Manfred agreed to see him and made him as welcome as the circumstances permitted. Fressini was a little impressed with his own importance, and had the professional manner strongly developed. He had a perky way of dropping his head on one side when he made observations, and reminded Manfred of a horse-dealer blessed with a little knowledge, but anxious to discover at all hazards the 'points' that fitted in with his preconceived theories. 'I would like to measure your head,' he said.
'I'm afraid I cannot oblige you,' said Manfred coolly; 'partly because I object to the annoyance of it, and partly because head-measuring in anthropology is as much out of date as bloodletting in surgery.'
The director was on his dignity.
'I'm afraid I cannot take lessons in the science—' he began.

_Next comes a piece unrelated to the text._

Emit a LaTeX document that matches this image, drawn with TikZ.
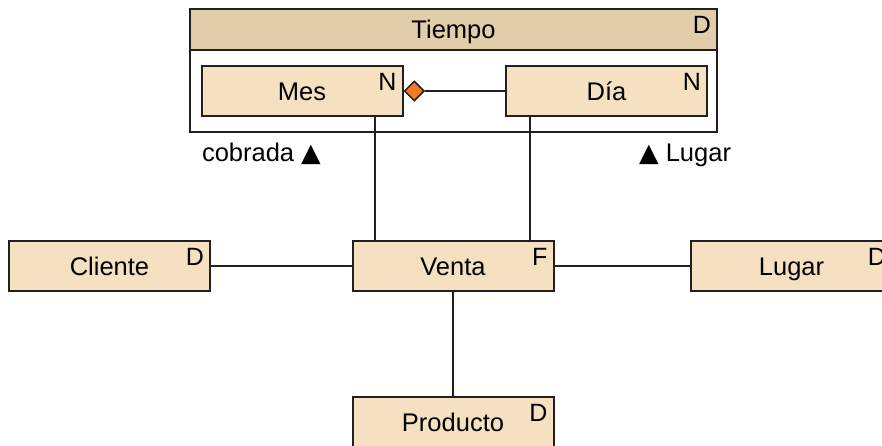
\documentclass[tikz,border=0pt]{standalone}
\usepackage{fontspec}
\setmainfont{Liberation Sans}
\newfontfamily\simbolo{DejaVu Sans}
\usetikzlibrary{shapes.geometric}
\definecolor{beige}{HTML}{F5E1C1}
\definecolor{beigeoscuro}{HTML}{E1CDA9}
\definecolor{naranja}{HTML}{F47B20}
\definecolor{trazo}{HTML}{231F20}

\tikzset{
  tabla/.style={draw=trazo, fill=beige, line width=2pt, inner sep=0pt,
                minimum width=201pt, minimum height=50pt,
                text height=18pt, text depth=0pt},
  tipo/.style={anchor=north east, inner sep=0pt, xshift=-6pt, yshift=-7pt,
               font=\fontsize{25}{29}\selectfont}
}

\begin{document}
\begin{tikzpicture}[x=1pt, y=-1pt, line width=2pt, draw=trazo,
                    font=\fontsize{25.5}{30}\selectfont]
            \useasboundingbox (0,0) rectangle (882,445);

            % Dimension Tiempo
            \node[draw=trazo, line width=2pt, minimum width=527pt, minimum height=123pt,
                  inner sep=0pt] (marco) at (453.5,70.5) {};
            \node[draw=trazo, fill=beigeoscuro, line width=2pt, minimum width=527pt,
                  minimum height=41pt, inner sep=0pt, text height=18pt, text depth=0pt,
                  anchor=north] (tiempo) at (marco.north) {Tiempo};
            \node[tipo] (tiempoD) at (tiempo.north east) {D};

            % Niveles de la jerarquia
            \node[tabla] (mes) at (302,91) {Mes};
            \node[tipo] (mesN) at (mes.north east) {N};
            \node[tabla] (dia) at (606.5,91) {Día};
            \node[tipo] (diaN) at (dia.north east) {N};
            \node[diamond, draw=trazo, fill=naranja, line width=1.5pt, inner sep=0pt,
                  minimum size=20pt, anchor=west] (rombo) at (mes.east) {};
            \draw (rombo.east) -- (dia.west);

            % Roles
            \node[anchor=base west, inner sep=0pt] (cobrada) at (201,161) {cobrada {\simbolo ▲}};
            \node[anchor=base east, inner sep=0pt] (rolLugar) at (732,161) {{\simbolo ▲} Lugar};

            % Hecho y dimensiones
            \node[tabla] (venta) at (453,266) {Venta};
            \node[tipo] (ventaF) at (venta.north east) {F};
            \node[tabla] (cliente) at (109.5,266) {Cliente};
            \node[tipo] (clienteD) at (cliente.north east) {D};
            \node[tabla] (lugar) at (791.5,266) {Lugar};
            \node[tipo] (lugarD) at (lugar.north east) {D};
            \node[tabla] (producto) at (453,422) {Producto};
            \node[tipo] (productoD) at (producto.north east) {D};

            % Conexiones
            \draw ([xshift=-28.5pt]mes.south east) coordinate (m) -- (m |- venta.north);
            \draw ([xshift=24.5pt]dia.south west) coordinate (d) -- (d |- venta.north);
            \draw (cliente.east) -- (venta.west);
            \draw (venta.east) -- (lugar.west);
            \draw (venta.south) -- (producto.north);
        \end{tikzpicture}
\end{document}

'Oh, yes, you can,' said Manfred, 'and you'd be a greater man if you did. As it is Antonio de Costa and Felix Hedeman are both beating you on your own ground—that monograph of yours on 'Cerebral Dynamics' was awful nonsense.'
Whereupon Fressini went very red and spluttered and left the cell, afterwards in his indiscretion granting an interview to an evening newspaper, in the course of which he described Manfred as a typical homicide with those peculiarities of parietal development, that are invariably associated with cold-blooded murderers. For publishing what constituted a gross contempt of court, the newspaper was heavily fined, and at the instance of the British Government, Fressini was reprimanded, and eventually superseded by that very De Costa of whom Manfred spoke.
All these happenings formed the comedy of the long wait, and as to the tragedy, there was none.
A week before the trial Manfred, in the course of conversation, expressed a desire for a further supply of books.
'What do you want?' asked the governor, and prepared to take a note.
'Oh, anything,' said Manfred lazily—'travel, biography, science, sport—anything new that's going.'
'I'll get you a list,' said the governor, who was not a booky man. 'The only travel books I know are those two new things, Three Months in Morocco and Through the Ituri Forest. One of them's by a new man, Theodore Max—do you know him?'
Manfred shook his head.
'But I'll try them,' he said.
'Isn't it about time you started to prepare your defence?' the governor asked gruffly.
'I have ho defence to offer,' said Manfred, 'therefore no defence to prepare.'
The governor seemed vexed.
'Isn't life sufficiently sweet to you—to urge you to make an effort to save it?' he asked roughly, 'or are you going to give it up without a struggle?'
'I shall escape,' said Manfred again; 'aren't you tired of hearing me tell you why I make no effort to save myself?'
'When the newspapers start the "mad" theory again,' said the exasperated prison official, 'I shall feel most inclined to break the regulations and write a letter in support of the speculation.'
'Do,' said Manfred cheerfully, 'and tell them that I run round my cell on all fours biting visitors' legs.'
The next day the books arrived. The mysteries of the Ituri Forest remained mysteries, but Three Months in Morocco (big print, wide margins, 12s. 6d.) he read with avidity from cover to cover, notwithstanding the fact that the reviewers to a man condemned it as being the dullest book of the season. Which was an unkindly reflection upon the literary merits of its author, Leon Gonsalez, who had worked early and late to prepare the book for the press, writing far into the night, whilst Poiccart, sitting at the other side of the table, corrected the damp proofs as they came from the printer.
XIII. The 'Rational Faithers'
In the handsomely furnished sitting-room of a West Kensington flat, Gonsalez and Poiccart sat over their post-prandial cigars, each busy with his own thoughts. Poiccart tossed his cigar into the fireplace and pulled out his polished briar and slowly charged it from a gigantic pouch. Leon watched him under half-closed lids, piecing together the scraps of information he had collected from his persistent observation.
'You are getting sentimental, my friend,' he said.
Poiccart looked up inquiringly.
'You were smoking one of George's cigars without realizing it. Halfway through the smoke you noticed the band had not been removed, so you go to tear it off.